Wezwanie do odpowiedzialności
Fakt tragedii ujawniono dopiero nad ranem. Policję powiadomili mieszkańcy okolicy, którzy dostrzegli wrak pojazdu. Rzecznik policji w Bareli przekazał, że ciała ofiar zostały zabezpieczone, rozpoczną się badania ich tożsamości, z dwiema ofiarami już zidentyfikowanymi, a wciąż poszukując trzeciego mężczyzny.
Rodziny zmarłych obwiniają władze lokalne za to dramatyczne zdarzenie, twierdząc, że droga wiodąca do mostu nie była właściwie oznakowana i zabezpieczona. Zabrakło odpowiednich szlabanów oraz znaków ostrzegawczych, co mogło przyczynić się do wypadku. Złożono skargę na pracowników lokalnych służb budowlanych, domagając się pociągnięcia ich do odpowiedzialności za istniejące zaniedbania.
Kolejny tragiczny przypadek w Indiach
Ten incydent to kolejny dowód na niebezpieczeństwa płynące z bezkrytycznego zaufania do nawigacji. W zeszłym roku w Kerali dwaj lekarze zginęli, wjeżdżając samochodem do wezbranej rzeki. Natomiast w maju br. czworo turystów, korzystając z map internetowych, wpadło do tej samej rzeki, jednak w ich przypadku skończyło się tylko na drobnych obrażeniach.

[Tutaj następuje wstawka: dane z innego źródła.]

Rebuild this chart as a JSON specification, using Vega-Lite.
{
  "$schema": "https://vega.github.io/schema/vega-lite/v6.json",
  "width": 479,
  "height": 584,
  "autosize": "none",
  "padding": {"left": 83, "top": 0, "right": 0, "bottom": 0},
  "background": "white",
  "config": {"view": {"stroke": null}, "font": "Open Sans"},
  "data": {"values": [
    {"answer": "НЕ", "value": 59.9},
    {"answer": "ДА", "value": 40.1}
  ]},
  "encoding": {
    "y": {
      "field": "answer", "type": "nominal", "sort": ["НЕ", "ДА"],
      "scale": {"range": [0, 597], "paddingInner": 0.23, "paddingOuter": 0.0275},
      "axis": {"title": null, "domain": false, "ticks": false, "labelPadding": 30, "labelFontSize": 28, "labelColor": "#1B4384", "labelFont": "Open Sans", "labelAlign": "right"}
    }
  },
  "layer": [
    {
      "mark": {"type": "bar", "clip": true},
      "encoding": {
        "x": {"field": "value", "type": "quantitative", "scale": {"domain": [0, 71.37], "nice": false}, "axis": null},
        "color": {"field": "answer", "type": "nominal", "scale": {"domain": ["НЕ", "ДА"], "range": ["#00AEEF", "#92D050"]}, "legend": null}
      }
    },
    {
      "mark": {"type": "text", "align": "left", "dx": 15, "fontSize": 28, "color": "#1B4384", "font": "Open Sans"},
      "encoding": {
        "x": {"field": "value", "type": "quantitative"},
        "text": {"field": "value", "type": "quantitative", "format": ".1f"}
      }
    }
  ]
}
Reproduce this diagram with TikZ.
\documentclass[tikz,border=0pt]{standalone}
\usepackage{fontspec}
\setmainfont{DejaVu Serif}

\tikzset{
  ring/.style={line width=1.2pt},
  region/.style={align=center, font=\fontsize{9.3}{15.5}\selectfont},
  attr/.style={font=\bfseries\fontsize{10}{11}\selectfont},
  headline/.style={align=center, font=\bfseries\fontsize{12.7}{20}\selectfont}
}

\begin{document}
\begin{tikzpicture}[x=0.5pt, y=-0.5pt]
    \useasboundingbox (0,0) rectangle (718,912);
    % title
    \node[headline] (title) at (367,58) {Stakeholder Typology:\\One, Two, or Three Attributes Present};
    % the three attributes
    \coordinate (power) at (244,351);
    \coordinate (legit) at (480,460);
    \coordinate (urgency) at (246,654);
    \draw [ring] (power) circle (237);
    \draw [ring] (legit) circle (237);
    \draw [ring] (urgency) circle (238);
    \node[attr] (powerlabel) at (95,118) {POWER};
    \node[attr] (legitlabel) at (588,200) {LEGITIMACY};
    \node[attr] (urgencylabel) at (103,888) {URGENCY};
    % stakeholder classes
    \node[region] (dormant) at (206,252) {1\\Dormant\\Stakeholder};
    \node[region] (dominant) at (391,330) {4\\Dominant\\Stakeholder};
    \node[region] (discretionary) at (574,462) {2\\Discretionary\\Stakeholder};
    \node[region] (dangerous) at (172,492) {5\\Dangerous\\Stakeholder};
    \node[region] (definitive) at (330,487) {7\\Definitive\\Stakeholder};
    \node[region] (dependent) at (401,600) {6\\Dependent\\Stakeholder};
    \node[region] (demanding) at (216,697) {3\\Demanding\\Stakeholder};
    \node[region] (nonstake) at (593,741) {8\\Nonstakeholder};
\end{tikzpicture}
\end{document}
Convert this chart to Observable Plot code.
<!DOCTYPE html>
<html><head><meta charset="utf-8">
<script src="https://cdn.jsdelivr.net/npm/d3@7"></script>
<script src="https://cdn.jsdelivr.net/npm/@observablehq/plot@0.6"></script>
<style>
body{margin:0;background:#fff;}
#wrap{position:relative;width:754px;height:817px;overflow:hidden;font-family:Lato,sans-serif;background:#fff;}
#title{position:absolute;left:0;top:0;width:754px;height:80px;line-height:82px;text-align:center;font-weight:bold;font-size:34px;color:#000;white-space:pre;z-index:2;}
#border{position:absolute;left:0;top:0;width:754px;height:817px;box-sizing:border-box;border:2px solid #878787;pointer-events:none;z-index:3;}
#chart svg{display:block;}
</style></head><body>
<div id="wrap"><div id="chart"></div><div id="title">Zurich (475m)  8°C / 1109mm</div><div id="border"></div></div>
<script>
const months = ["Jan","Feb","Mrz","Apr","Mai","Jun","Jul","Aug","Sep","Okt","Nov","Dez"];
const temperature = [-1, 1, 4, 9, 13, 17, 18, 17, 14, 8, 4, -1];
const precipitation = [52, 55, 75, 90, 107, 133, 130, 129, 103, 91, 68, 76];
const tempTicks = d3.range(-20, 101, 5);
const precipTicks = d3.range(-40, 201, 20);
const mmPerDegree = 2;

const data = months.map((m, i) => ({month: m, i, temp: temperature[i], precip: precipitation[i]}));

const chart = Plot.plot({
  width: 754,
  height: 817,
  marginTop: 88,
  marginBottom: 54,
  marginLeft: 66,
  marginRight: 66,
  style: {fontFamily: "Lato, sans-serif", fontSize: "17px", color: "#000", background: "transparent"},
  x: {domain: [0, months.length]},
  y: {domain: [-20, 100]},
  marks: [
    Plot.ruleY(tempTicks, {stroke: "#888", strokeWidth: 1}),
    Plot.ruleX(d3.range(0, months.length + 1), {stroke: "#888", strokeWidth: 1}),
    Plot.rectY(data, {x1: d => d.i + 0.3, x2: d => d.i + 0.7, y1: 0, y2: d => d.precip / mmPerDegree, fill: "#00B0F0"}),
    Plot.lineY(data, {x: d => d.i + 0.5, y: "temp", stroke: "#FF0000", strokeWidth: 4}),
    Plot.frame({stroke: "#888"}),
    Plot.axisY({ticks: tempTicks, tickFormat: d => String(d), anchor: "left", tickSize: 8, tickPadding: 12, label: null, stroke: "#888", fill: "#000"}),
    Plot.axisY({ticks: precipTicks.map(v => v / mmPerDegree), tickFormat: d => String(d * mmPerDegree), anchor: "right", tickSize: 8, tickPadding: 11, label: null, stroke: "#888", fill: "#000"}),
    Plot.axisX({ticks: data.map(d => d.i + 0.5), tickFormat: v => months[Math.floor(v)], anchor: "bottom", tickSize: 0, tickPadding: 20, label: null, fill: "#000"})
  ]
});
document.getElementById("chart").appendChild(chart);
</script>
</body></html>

Wydarzenia te nasuwają pytanie o to, jak daleko technologia powinna prowadzić nas w codziennych decyzjach i jakie konsekwencje mogą mieć niewłaściwe wskazania GPS. Mamy nadzieję, że ta tragedia będzie impulsem do wprowadzenia zmian, które wpłyną na bezpieczeństwo na drogach.